By this time, students who have this book read to them are frantically talking aloud, trying to tell Maurice he is way off the mark. True to the hibernatory practices of his species Maurice sleeps a very long time snuggling up to his mama. When he does wake he finds that everyone has gathered in the meadow, and his snow sample is long melted, inducing him to conclude that spring is gone. Then in a dialogue with some of the forest regulars that recalls “The Bear and the Crow” in Arnold Lobel’s Fables the animals play with the bear’s mind, suggesting the season is very hard to find, and in fact may even be hiding. The squirrel tells him “Sometimes you really have to search.” Maurice then assumes the role of the Pied Piper as he leads them back through the woods, all the while finding all the clues that even the youngest kids should be able to solve. Blooming branches, green buds and a rushing stream all signify change and the gullible bear finally finds a paradise in the clear, where literally Spring is in the air.
Finding Spring suggests that in order to reach the season of choice one must cope with and survive one that is not so easily negotiated. To reach perfection one must emerge from a period of trial and tribulation. Simply posed one must take the bad with the good, though to be fair Berger paints winter as a magical time too. Finding Spring is a plea for experience, and one that discourages immediate gratification without comparative counterpoint. Maurice is a universal symbol of one who not accept the accepted norm. One could laugh at his preposterous notions, but still admire him for his indomitable spirit.
Berger, who has treated children and art lovers to some of the most resplendent picture books over the past decade, specializes in paper collage, which are culled crafting ephemera, including as per the jacket flap as catalogs, old books, receipts, letters, and ticket stubs. Her finest books include the creatively sublime Stardines Swim High Across the Sky, where she wittily interpreted literary icon Jack Prelutsky, the exquisitely colorful The Little Yellow Leaf, and the wholly rapturous Forever Friends. In Finding Spring her vision is kaleidoscope and dream-like. Her initial tapestries chronicle a veritable walk down the yellow brick road, envisioned in arresting abstract terms with exaggerated tree forms hugging the surface in a seasonal limbo. Young Maurice is coaxed by his mother to sleep. His thoughts slowly build to a kind of musical crescendo, with an ornate potpourri of springtime configurations that look like buttons of different sizes sifting through his consciousness. To be sure this is one of Berger’s grandest threads. Still the incorrigible red-scarfed bear cub is undaunted in his quest to find the calendar’s most rejuvenating season, and Berger responds with an intimidating forest spread featured in towering trees that look like columns.

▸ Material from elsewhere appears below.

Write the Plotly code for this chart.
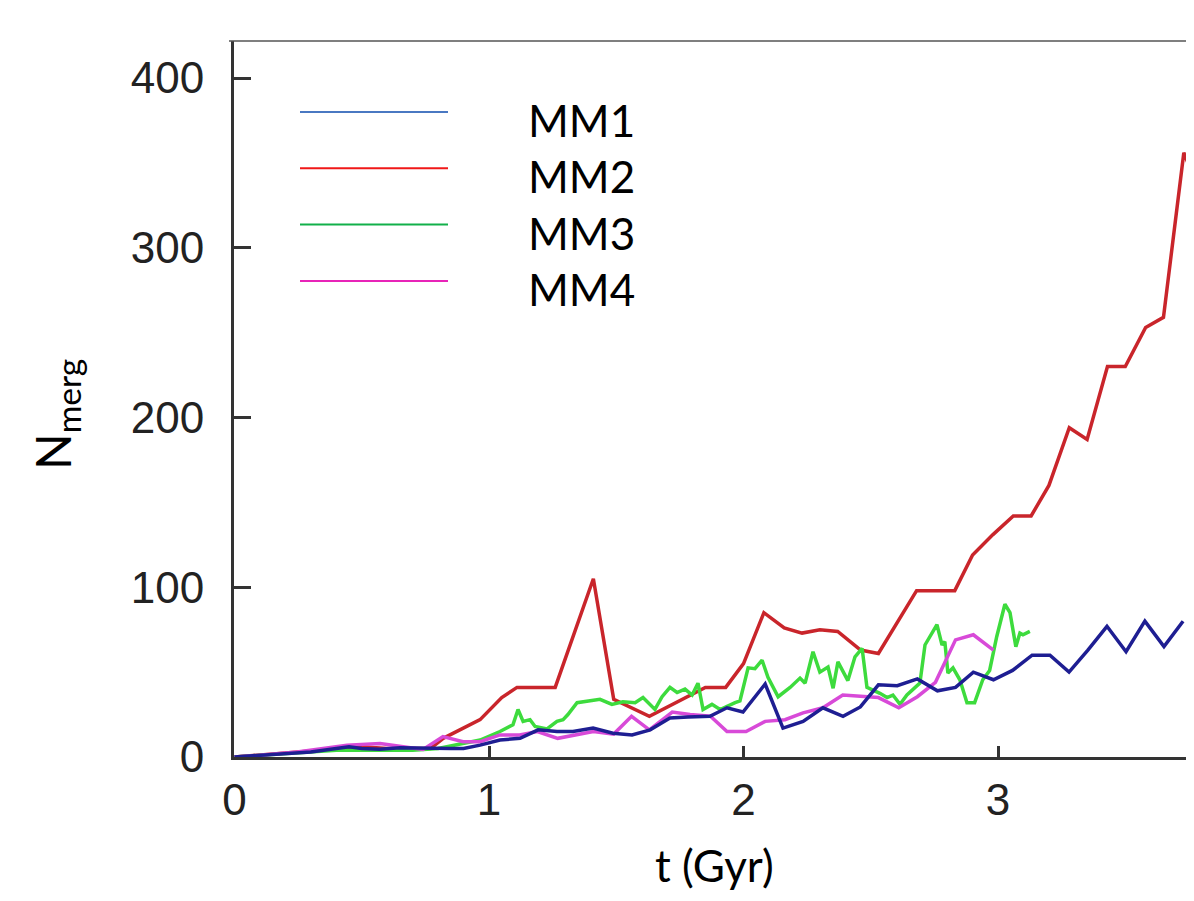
import plotly.graph_objects as go

# ---------------- data ----------------
series_names = ["MM1", "MM2", "MM3", "MM4"]

t_mm1 = [0, 0.1, 0.2, 0.3, 0.4, 0.45, 0.5, 0.57, 0.65, 0.75, 0.85, 0.9, 0.965, 1.043, 1.122,
         1.193, 1.267, 1.330, 1.409, 1.487, 1.562, 1.633, 1.711, 1.782, 1.868, 1.935, 1.998,
         2.085, 2.155, 2.234, 2.312, 2.391, 2.459, 2.530, 2.604, 2.683, 2.762, 2.833, 2.903,
         2.982, 3.057, 3.134, 3.204, 3.279, 3.353, 3.428, 3.503, 3.577, 3.652, 3.727]
n_mm1 = [0, 1, 2, 3, 5, 6, 5, 4.5, 5.5, 5, 5, 5, 7, 10, 11,
         16, 15, 15, 17, 14, 13, 16, 23, 23.5, 24, 29, 26.5,
         43, 17, 21, 29, 24, 29.5, 42.5, 42, 46, 39, 41, 50,
         45.5, 51, 60, 60, 50, 63, 77, 62, 80, 65, 80]

t_mm2 = [0, 0.1, 0.2, 0.3, 0.4, 0.5, 0.6, 0.7, 0.77, 0.82, 0.965, 1.05, 1.11, 1.26, 1.41,
         1.49, 1.63, 1.85, 1.93, 2.0, 2.08, 2.16, 2.23, 2.30, 2.37, 2.46, 2.53, 2.68, 2.83,
         2.90, 2.98, 3.06, 3.13, 3.20, 3.28, 3.35, 3.43, 3.50, 3.58, 3.65, 3.73, 3.80]
n_mm2 = [0, 1, 2, 3.5, 5, 6, 5, 5, 5, 11, 22, 35, 41, 41, 105,
         34, 24, 41, 41, 55, 85, 76, 73, 75, 74, 63, 61, 98, 98,
         119, 131, 142, 142, 160, 194, 187, 230, 230, 253, 259, 356, 330]

t_mm3 = [0, 0.1, 0.2, 0.3, 0.4, 0.5, 0.6, 0.7, 0.8, 0.9, 0.965, 1.043, 1.071, 1.094, 1.114,
         1.134, 1.161, 1.181, 1.228, 1.267, 1.291, 1.310, 1.346, 1.397, 1.436, 1.483, 1.526,
         1.574, 1.605, 1.652, 1.680, 1.711, 1.739, 1.770, 1.798, 1.821, 1.841, 1.876, 1.908,
         1.967, 1.986, 2.018, 2.045, 2.073, 2.096, 2.136, 2.183, 2.222, 2.242, 2.273, 2.300,
         2.332, 2.352, 2.371, 2.41, 2.438, 2.466, 2.485, 2.536, 2.564, 2.587, 2.615, 2.642,
         2.693, 2.713, 2.760, 2.780, 2.791, 2.803, 2.823, 2.850, 2.878, 2.908, 2.94, 2.967,
         2.995, 3.027, 3.047, 3.070, 3.086, 3.098, 3.125]
n_mm3 = [0, 1, 2, 3, 4, 4, 4, 4, 5, 8, 10, 15, 17, 19, 28,
         21, 22, 18, 16.5, 21, 22, 25, 32, 33, 34, 31, 32.5,
         32, 35, 28, 35.5, 41, 38, 40, 36.5, 43.5, 28, 31, 28,
         32, 33, 52.5, 52, 57, 47, 35.5, 41, 46.5, 43.5, 62, 50,
         53, 40.5, 56, 45, 59, 64, 41, 37.5, 35, 36.5, 31, 36.5,
         43.5, 66, 78, 66, 68, 49.5, 52.5, 45.5, 32, 32, 45.5, 51,
         71, 90, 85, 65, 73, 72, 74]

t_mm4 = [0, 0.1, 0.246, 0.35, 0.442, 0.572, 0.639, 0.741, 0.819, 0.898, 0.965, 1.043, 1.12,
         1.19, 1.27, 1.33, 1.41, 1.49, 1.56, 1.63, 1.72, 1.79, 1.87, 1.935, 2.01, 2.085,
         2.163, 2.234, 2.312, 2.39, 2.46, 2.53, 2.61, 2.683, 2.754, 2.833, 2.903, 2.982]
n_mm4 = [0, 1, 3, 5, 7, 8, 6.5, 4.5, 12, 9, 9, 13, 13,
         15, 11, 12.5, 15, 13.5, 24, 16, 26.5, 25, 24, 15, 15, 21,
         22, 26, 29, 36.5, 36, 35, 29, 35.5, 44, 69, 72, 63]

x_tick_vals = [0, 1, 2, 3]
y_tick_vals = [0, 100, 200, 300, 400]

# ---------------- styling ----------------
line_colors = {"MM1": "#1e1e92", "MM2": "#c9252b", "MM3": "#3ddb3d", "MM4": "#d84ad8"}
legend_colors = {"MM1": "#4a78c2", "MM2": "#f01818", "MM3": "#12b04a", "MM4": "#e824b8"}
series = {"MM1": (t_mm1, n_mm1), "MM2": (t_mm2, n_mm2),
          "MM3": (t_mm3, n_mm3), "MM4": (t_mm4, n_mm4)}
draw_order = ["MM2", "MM3", "MM4", "MM1"]

OFF = 8  # page body margin
W, H = 1194 - OFF, 885
L, R, T = 234 - OFF, 0, 41 - OFF
B = H - T - 716
PW, PH = W - L - R, H - T - B


def px(xp):
    return (xp - OFF - L) / PW


def py(yp):
    return (H - B + OFF - yp) / PH


fig = go.Figure()
for name in draw_order:
    t, n = series[name]
    fig.add_trace(go.Scatter(x=t, y=n, mode="lines", name=name,
                             line=dict(color=line_colors[name], width=3.5),
                             showlegend=False))

tick_font = dict(family="Liberation Sans, Arial, sans-serif", size=44, color="#222")
label_font = dict(family="Lato, Open Sans, sans-serif", size=44, color="#000")

fig.update_layout(
    width=W, height=H,
    margin=dict(l=L, r=R, t=T, b=B, pad=0),
    plot_bgcolor="white", paper_bgcolor="white",
    showlegend=False,
)
fig.update_xaxes(range=[-0.002, 3.770], tickvals=x_tick_vals,
                 ticktext=[str(v) for v in x_tick_vals],
                 ticks="inside", ticklen=11, tickwidth=2.5, tickcolor="#333",
                 showline=True, linecolor="#333", linewidth=3,
                 showgrid=False, zeroline=False, tickfont=tick_font,
                 ticklabelstandoff=2)
fig.update_yaxes(range=[0, 421.8], tickvals=y_tick_vals,
                 ticktext=[str(v) for v in y_tick_vals],
                 ticks="inside", ticklen=17, tickwidth=2.5, tickcolor="#333",
                 showline=True, linecolor="#333", linewidth=3,
                 showgrid=False, zeroline=False, tickfont=tick_font,
                 ticklabelstandoff=18)

# top frame line
fig.add_shape(type="line", xref="paper", yref="paper", x0=px(229), x1=1, y0=1, y1=1,
              line=dict(color="#555", width=1.5))

# axis titles
fig.add_annotation(text="t (Gyr)", xref="paper", yref="paper", x=px(714), y=py(865),
                   xanchor="center", yanchor="middle", showarrow=False, font=label_font)
fig.add_annotation(text="N<sub>merg</sub>", xref="paper", yref="paper", x=px(56), y=py(415),
                   xanchor="center", yanchor="middle", showarrow=False, textangle=-90,
                   font=dict(family="Lato, Open Sans, sans-serif", size=48, color="#000"))

# hand-drawn style legend
for i, name in enumerate(series_names):
    yl = 112 + 56.3 * i
    fig.add_shape(type="line", xref="paper", yref="paper", x0=px(300), x1=px(448),
                  y0=py(yl), y1=py(yl), line=dict(color=legend_colors[name], width=2))
    fig.add_annotation(text=name, xref="paper", yref="paper", x=px(526), y=py(yl + 8),
                       xanchor="left", yanchor="middle", showarrow=False, font=label_font)

fig.write_html("out.html")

The subsequent work in miniature applied on an eight square spread lovingly showcases the varying shades of green, to color our undaunted adventurer’s intended sphere. The forest creatures are seen as specters, all lovingly mounted in silhouette. After passing through a brooding pine tree dimension with a touch of New Age temperament, we are dazzled by enlarged circular crystals borders by the curving typography. The hunt for more crystals is staged in five panels that appear strikingly avante garde. And then when Spring is finally shown in all its sensory grandeur, we finally understand the real meaning of the phrase “flowers are in the air.” The reward for Maurice is utter exhilaration, one that recalls the young boy in The Red Balloon being whisked off into the air by the balloons of Paris. Finding Spring is a celebration of life that deserves major scrutiny from the Caldecott committee.
Note: This is the seventeenth review in the 2015 Caldecott Contender series that will be published at this site over the coming months, up until the January 11th scheduled awards date. The books that will be examined are not necessarily ones that are bonafide contenders in the eyes of the voting committee, but rather the ones this writer feels should be. The order they will be presented is arbitrary as some of my absolute favorites will be presented near the end.